All are equal, but not all are treated equally

From its founding, the United States professed that “all men are created equal,” and from its founding, it made a mockery of this core value. People of color were treated as chattel, derided as “savages” and enslaved and degraded at every turn. It is one of the tragic ironies of human history: We don’t usually oppress those we see as fully human. So first we dehumanize, and then we feel licensed to oppress.

The United States has undeniably made progress, but we have also gotten profoundly stuck. Many of us dreamed that the election of an African-American president would usher in a new era, one in which the dreams of Martin Luther King, Jr. and so many others would finally be fulfilled. Yet bigoted demagogues insisted, against all evidence to the contrary, that our first black president simply couldn’t be a real American. The loudest and most repugnant of them is now the Republican nominee for president. Sadly, electing a black man unleashed America’s racial subconscious like nothing else could, and what we are now witnessing is ugly, frightening and frankly devastating.

But leave the president aside. The bodies of African-American men keep piling up, killed by police officers for nothing, it seems, besides being black. White America has made progress since the days of slavery, but it has not yet come to see, feel and believe that all human beings (not just men) are created equal, and that black people are no less human than white people.

If you’re white and you don’t believe that white privilege is real, talk to an African-American parent about “the conversation,” in which they teach their children to be cautious and tentative around officers of the law.

And if you don’t believe that white privilege is real, you aren’t looking hard enough. I had an experience not long ago that is seared into my consciousness. I participated in a nonviolent protest on the Upper West Side of Manhattan after a group of New York City police officers had killed Eric Garner. As he was about to arrest me, a police officer looked at the prayer shawl I was wearing and gingerly asked, “Sir, is it OK if I touch this?” I almost broke into tears. The contrast between the treatment I, a well-connected white man, received, and the treatment Eric Garner, a poor African-American man, received, has haunted me every day since.

There are concrete issues to address about police brutality and accountability.

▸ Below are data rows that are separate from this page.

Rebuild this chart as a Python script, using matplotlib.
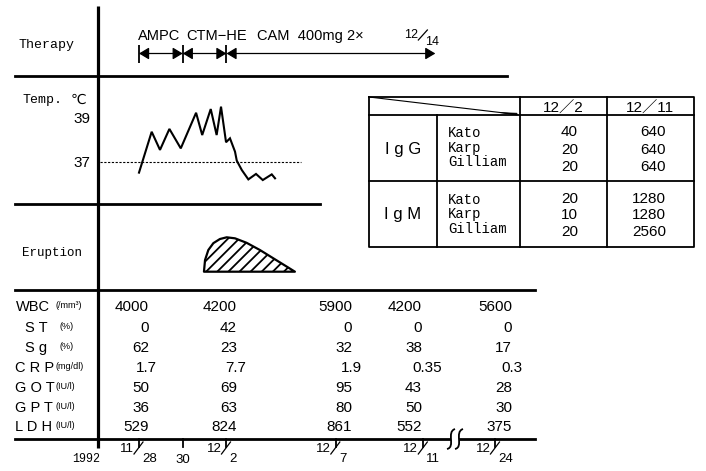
import matplotlib
matplotlib.use("Agg")
import matplotlib.pyplot as plt
from matplotlib.path import Path
from matplotlib.patches import PathPatch, Rectangle, Polygon, ArrowStyle

W, H = 706, 471
DPI = 100
SANS = ["Liberation Sans", "DejaVu Sans"]
SANS_CJK = ["Liberation Sans", "Noto Sans CJK JP", "DejaVu Sans"]
MONO = ["Liberation Mono", "DejaVu Sans Mono"]
plt.rcParams["hatch.linewidth"] = 1.3

# ---------------- data ----------------
# time axis: days after 11/28 (axis is broken between 12/14 and 12/24)
tick_num = ["11", "", "12", "12", "12", "12"]
tick_den = ["28", "30", "2", "7", "11", "24"]
tick_pos = [0, 2, 4, 9, 13, 16.3]

therapy_names = ["AMPC", "CTM−HE", "CAM  400mg 2×"]
therapy_start = [0, 2, 4]
therapy_end = [2, 4, 13.55]
therapy_end_label = ["12", "14"]

temp_day = [0.0, 0.58, 0.96, 1.39, 1.91, 2.61, 2.89, 3.28, 3.55, 3.75,
            3.98, 4.16, 4.39, 4.47, 4.70, 5.00, 5.35, 5.66, 6.07, 6.22]
temp_c = [36.50, 38.37, 37.54, 38.50, 37.61, 39.24, 38.22, 39.41, 38.22, 39.52,
          37.89, 38.07, 37.46, 37.05, 36.62, 36.19, 36.44, 36.16, 36.42, 36.24]
temp_ticks = [37, 39]

erupt_day = [2.97, 3.02, 3.17, 3.40, 3.70, 4.01, 4.39, 4.92, 5.53, 6.14, 6.75, 7.13]
erupt_level = [0, 0.34, 0.63, 0.83, 0.95, 1.0, 0.97, 0.84, 0.63, 0.39, 0.15, 0]

lab_names = ["WBC", "S T", "S g", "C R P", "G O T", "G P T", "L D H"]
lab_units = ["(/mm³)", "(%)", "(%)", "(mg/dl)", "(IU/l)", "(IU/l)", "(IU/l)"]
lab_values = [
    ["4000", "4200", "5900", "4200", "5600"],
    ["0", "42", "0", "0", "0"],
    ["62", "23", "32", "38", "17"],
    ["1.7", "7.7", "1.9", "0.35", "0.3"],
    ["50", "69", "95", "43", "28"],
    ["36", "63", "80", "50", "30"],
    ["529", "824", "861", "552", "375"],
]

ab_dates = ["12／2", "12／11"]
ab_classes = ["I g G", "I g M"]
ab_methods = ["Kato", "Karp", "Gilliam"]
igg_titers = [[40, 640], [20, 640], [20, 640]]
igm_titers = [[20, 1280], [10, 1280], [20, 2560]]

# ---------------- layout ----------------
X0 = 139.0          # pixel of day 0
PXD = 21.87         # pixels per day
POS_L, POS_R = (0 - X0) / PXD, (W - X0) / PXD

fig = plt.figure(figsize=(W / DPI, H / DPI), dpi=DPI)
fig.patch.set_facecolor("white")

ax = fig.add_axes([0, 0, 1, 1])
ax.set_xlim(0, W)
ax.set_ylim(H, 0)
ax.axis("off")


def data_axes(top_px, bot_px, y_top, y_bot):
    a = fig.add_axes([0, 1 - bot_px / H, 1, (bot_px - top_px) / H])
    a.set_xlim(POS_L, POS_R)
    a.set_ylim(y_bot, y_top)
    a.axis("off")
    a.patch.set_alpha(0)
    return a


axt = data_axes(0, H, 0, H)   # time on x, pixels on y


def px(pos):
    return ax.transData.inverted().transform(axt.transData.transform((pos, 0)))[0]


def txt(x, yc, s, size, family=SANS, ha="left", cap=0.716, **kw):
    base = yc + cap * size * DPI / 72 / 2
    ax.text(x, base, s, fontsize=size, family=family, ha=ha, va="baseline", **kw)


# ---------- frame ----------
LW = 2.0
ax.plot([97.5, 97.5], [6, 448], color="black", lw=2.3, solid_capstyle="butt")
ax.plot([15, 507], [75.5, 75.5], color="black", lw=LW)
ax.plot([15, 320], [203.5, 203.5], color="black", lw=LW)
ax.plot([15, 535], [290, 290], color="black", lw=LW)
ax.plot([15, 535], [439, 439], color="black", lw=LW)

# break on time axis
ax.add_patch(Rectangle((451, 434), 8, 10, facecolor="white", edgecolor="none", zorder=3))
for x0 in (447, 455):
    p = Path([(x0, 449), (x0 + 9, 447), (x0 - 1, 432), (x0 + 8, 429)],
             [Path.MOVETO, Path.CURVE4, Path.CURVE4, Path.CURVE4])
    ax.add_patch(PathPatch(p, facecolor="none", edgecolor="black", lw=1.3, zorder=4))

# ---------- section labels ----------
txt(18, 44, "Therapy", 9.5, MONO, cap=0.57)
txt(22, 99, "Temp.", 9.5, MONO, cap=0.57)
txt(71, 99, "℃", 10, ["DejaVu Sans"])
txt(22, 252, "Eruption", 9, MONO, cap=0.57)
txt(72, 459, "1992", 8.5, MONO, cap=0.57)

# ---------- therapy ----------
ARROW = ArrowStyle("<|-|>", head_length=0.6, head_width=0.36)
for s, e in zip(therapy_start, therapy_end):
    axt.annotate("", xy=(e, 53.5), xytext=(s, 53.5),
                 arrowprops=dict(arrowstyle=ARROW, mutation_scale=10, shrinkA=0,
                                 shrinkB=0, lw=0.9, color="black"))
axt.vlines(therapy_start, 45, 63, color="black", lw=1.3)
name_dx = [-1, 4, 31]
for name, s, dx in zip(therapy_names, therapy_start, name_dx):
    txt(px(s) + dx, 35, name, 10.5)
tip = px(therapy_end[-1])
txt(tip - 17, 34, therapy_end_label[0], 9, ha="right")
ax.plot([tip - 17, tip - 8], [40, 30], color="black", lw=0.9)
txt(tip - 10, 40.5, therapy_end_label[1], 9)

# ---------- temperature ----------
TT, TB = 88, 200
t_top = 37 + (161.7 - TT) / 21.85
t_bot = 37 - (TB - 161.7) / 21.85
axT = data_axes(TT, TB, t_top, t_bot)
axT.plot(temp_day, temp_c, color="black", lw=1.5, solid_joinstyle="miter")
axT.hlines(37, (100 - X0) / PXD, (301 - X0) / PXD, color="black", lw=0.8,
           linestyles=(0, (2.0, 1.4)))
for tv in temp_ticks:
    yp = ax.transData.inverted().transform(axT.transData.transform((0, tv)))[1]
    txt(90, yp, str(tv), 11, ha="right")

# ---------- eruption ----------
ET, EB = 225, 280
axE = data_axes(ET, EB, (271.7 - ET) / 34.4, (271.7 - EB) / 34.4)
axE.fill_between(erupt_day, 0, erupt_level, facecolor="white", edgecolor="black",
                 hatch="///", lw=1.6)

# ---------- lab values ----------
row_y = [306, 326.5, 347, 367, 387, 406.5, 426]
name_x = [15.5, 25, 25, 15, 15, 15, 15]
unit_x = [55, 59, 59, 56, 55, 55, 55]
col_right = [149, 237, 352, 422, 512]
crp_right = [157, 246, 362, 442, 522]
for r, (nm, un, vals) in enumerate(zip(lab_names, lab_units, lab_values)):
    y = row_y[r]
    txt(name_x[r], y, nm, 10.5)
    txt(unit_x[r], y - 1, un, 6.5)
    rights = crp_right if r == 3 else col_right
    for v, xr in zip(vals, rights):
        txt(xr, y, v, 11, ha="right")

# ---------- time axis ticks ----------
for num, den, pos in zip(tick_num, tick_den, tick_pos):
    xt = px(pos)
    ax.plot([xt, xt], [439, 447], color="black", lw=1.3)
    if num:
        txt(xt - 5, 447, num, 9.5, ha="right")
        ax.plot([xt - 5, xt + 4], [454, 442], color="black", lw=0.9)
        txt(xt + 3, 457.5, den, 9.5)
    else:
        txt(xt, 458, den, 9.5, ha="center")

# ---------- antibody table ----------
TL, TR, TTOP, TBOT = 369, 694, 97, 247
HB, MID = 115, 181
C1, C2, C3 = 436.7, 520, 606.7
tlw = 1.3
ax.plot([TL, TR, TR, TL, TL], [TTOP, TTOP, TBOT, TBOT, TTOP], color="black", lw=tlw)
ax.plot([TL, TR], [HB, HB], color="black", lw=tlw)
ax.plot([TL, TR], [MID, MID], color="black", lw=tlw)
ax.plot([C1, C1], [HB, TBOT], color="black", lw=tlw)
ax.plot([C2, C2], [TTOP, TBOT], color="black", lw=tlw)
ax.plot([C3, C3], [TTOP, TBOT], color="black", lw=tlw)
ax.plot([TL, 517], [TTOP, HB - 0.5], color="black", lw=0.8)
ax.add_patch(Polygon([(500, 112.6), (517, 113.2), (517, 115)], closed=True,
                     facecolor="black", edgecolor="black", lw=0.5))

txt((C2 + C3) / 2, 107.5, ab_dates[0], 11, SANS_CJK, ha="center")
txt((C3 + TR) / 2, 107.5, ab_dates[1], 11, SANS_CJK, ha="center")

cls_y = [148.5, 213.5]
meth_y = [[133, 148, 162], [200, 214.5, 229]]
val_y = [[131, 149, 166], [198, 214, 231]]
for k, (cls, titers) in enumerate(zip(ab_classes, [igg_titers, igm_titers])):
    txt((TL + C1) / 2, cls_y[k], cls, 12, ha="center")
    for j, m in enumerate(ab_methods):
        txt(448, meth_y[k][j], m, 10, MONO, cap=0.57)
        txt(578, val_y[k][j], str(titers[j][0]), 11, ha="right")
        txt(666, val_y[k][j], str(titers[j][1]), 11, ha="right")

fig.savefig("out.png", dpi=DPI, facecolor="white")
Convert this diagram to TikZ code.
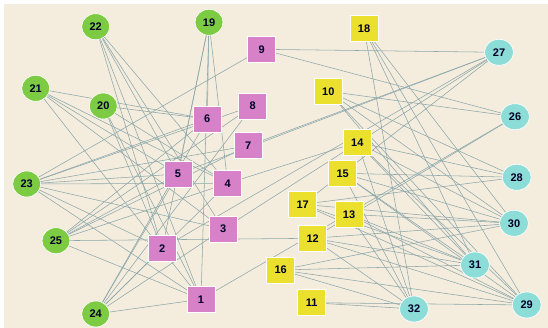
\documentclass[tikz,border=0pt]{standalone}
\usepackage{fontspec}
\setmainfont{Liberation Sans}
\usetikzlibrary{shapes.geometric}
\pgfdeclarelayer{under}
\pgfsetlayers{under,main}
\definecolor{paper}{HTML}{F4EDDE}
\definecolor{leaf}{HTML}{7CCB42}
\definecolor{orchid}{HTML}{D681C8}
\definecolor{lemon}{HTML}{ECE02E}
\definecolor{aqua}{HTML}{8CDCD8}
\definecolor{wire}{HTML}{8DA7AA}
\tikzset{
  base/.style={draw=white, line width=0.6pt, inner sep=0pt,
    font=\fontsize{11}{11}\selectfont\bfseries, text=black!85!blue},
  gnode/.style={base, ellipse, fill=leaf, minimum width=28pt, minimum height=26pt},
  cnode/.style={base, ellipse, fill=aqua, minimum width=29pt, minimum height=26pt},
  pbox/.style={base, rectangle, fill=orchid, minimum width=28pt, minimum height=26pt},
  ybox/.style={base, rectangle, fill=lemon, minimum width=28pt, minimum height=26pt},
  link/.style={draw=wire, line width=0.55pt}
}
\newcommand{\joinall}[2]{\foreach \t in {#2} {\draw[link] (n#1.center) -- (n\t.center);}}
\begin{document}
\begin{tikzpicture}[x=1pt,y=-1pt]
\useasboundingbox (0,0) rectangle (548,328);

% green circles
\node[gnode] (n19) at (209,22.3) {19};
\node[gnode] (n20) at (103.3,106) {20};
\node[gnode] (n21) at (35.7,88.3) {21};
\node[gnode] (n22) at (95.7,26.7) {22};
\node[gnode] (n23) at (26.7,184) {23};
\node[gnode] (n24) at (95.7,314) {24};
\node[gnode] (n25) at (56,240.7) {25};
% pink squares
\node[pbox] (n1) at (201,299.3) {1};
\node[pbox] (n2) at (162.3,248.3) {2};
\node[pbox] (n3) at (223.3,229) {3};
\node[pbox] (n4) at (227.7,183.3) {4};
\node[pbox] (n5) at (178,174) {5};
\node[pbox] (n6) at (207.3,119) {6};
\node[pbox] (n7) at (248.3,145.7) {7};
\node[pbox] (n8) at (252.7,106) {8};
\node[pbox] (n9) at (261.7,49.3) {9};
% yellow squares
\node[ybox] (n10) at (328.3,91.3) {10};
\node[ybox] (n11) at (311.7,302.7) {11};
\node[ybox] (n12) at (312.7,238.3) {12};
\node[ybox] (n13) at (349,214.3) {13};
\node[ybox] (n14) at (357.3,142.3) {14};
\node[ybox] (n15) at (342.7,173.3) {15};
\node[ybox] (n16) at (280.7,270) {16};
\node[ybox] (n17) at (302.7,204.3) {17};
\node[ybox] (n18) at (364,28.3) {18};
% cyan circles
\node[cnode] (n26) at (515,116.7) {26};
\node[cnode] (n27) at (499,52.3) {27};
\node[cnode] (n28) at (516.7,177.3) {28};
\node[cnode] (n29) at (526.7,305) {29};
\node[cnode] (n30) at (514,223.3) {30};
\node[cnode] (n31) at (475,265) {31};
\node[cnode] (n32) at (414,309) {32};

\begin{pgfonlayer}{under}
  \fill[white] (0,0) rectangle (548,328);
  \fill[paper] (4,4) rectangle (548,328);
  % left cluster
  \joinall{19}{6,5,4,1,2}
  \joinall{20}{6,2,1,4}
  \joinall{21}{6,5,4,3,1}
  \joinall{22}{5,3,2,1,4}
  \joinall{23}{9,6,8,7,5,4,3,2,1}
  \joinall{24}{2,5,3,4,6,8,1}
  \joinall{25}{6,8,7,5,4,12,1}
  % links across the middle
  \joinall{27}{9,7,5,2,3,17}
  \joinall{26}{9,10,12}
  \joinall{14}{4}
  \joinall{1}{26}
  % right cluster
  \joinall{10}{28,30,31,29}
  \joinall{18}{31,29,30,32}
  \joinall{14}{28,30,31,32,29}
  \joinall{15}{28,30,31,32,29}
  \joinall{17}{28,30,31,29}
  \joinall{13}{30,31,29,32}
  \joinall{12}{30,31,29,32}
  \joinall{16}{30,31,29,32}
  \joinall{11}{32,29}
\end{pgfonlayer}
\end{tikzpicture}
\end{document}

But there is also a much more fundamental issue to confront: do white Americans really believe that African-American people matter, and matter just as much as they do?

I’m a rabbi, and in moments like this I turn to the Bible for guidance and inspiration. Over the past few days, I’ve been unable to stop thinking about this: In the first chapter of Genesis, as God proceeds through the work of creation, the Bible repeatedly draws our attention to the dazzling variety of what God makes. Genesis 1 reads like a hymn to biodiversity: God does not just create vegetation, God creates vegetation “of every kind”; God does not just create animals, God creates animals “of every kind.” Similarly with sea creatures, birds and beasts, the Bible seems to revel in the breathtaking multifariousness of God’s creation. As we progress through the chapter, we come to expect that everything God brings into existence will be created in stunning and multi-colored diversity.

But then comes the creation of the human being, and suddenly we hear nothing at all about diversity. The omission is striking — the Bible is suggesting that in contrast to vegetation and the (rest of the) animal kingdom, there simply are no kinds of human beings. We are all descended from Adam, the ancestor to us all. Only after we establish that fact, can we safely, responsibly, go on to celebrate and defend human diversity.

Jews don’t just read the Bible, though; we also read our traditional commentators. One of the most startling comments in the history of Judaism is that of Rabbi Abraham ibn Ezra, who observes that in the eyes of God, there is ultimately no distinction between “those who oppress” and “those who witness the oppression and keep silent.” This is haunting, and daunting, but more importantly, it is intensely demanding. In a society where some are oppressed, all are implicated.

We are all implicated in deeper ways as well. As American citizens, we do not have the privilege of standing outside and asking whether or not we should get involved. The police in this country work for us, for all of us — they often do wonderful, courageous and exemplary work — and their actions thus involve and implicate us. Just as we celebrate the enormous good that they do, we are ashamed when their behavior is far less than exemplary.

Ibn Ezra’s question, then, ought to be ours: As human dignity is trodden and trampled upon again and again (and again), what will we do? We have the psychological ability to turn away, but we have the moral obligation to respond and take action.

All human beings are created equal, but we are not treated equally. As the Bible reminds us, there is no “we” and “they” here; there is only humanity. We are all involved, and we are all implicated. The only question is whether and when we will all respond. The hour is late, the time is now.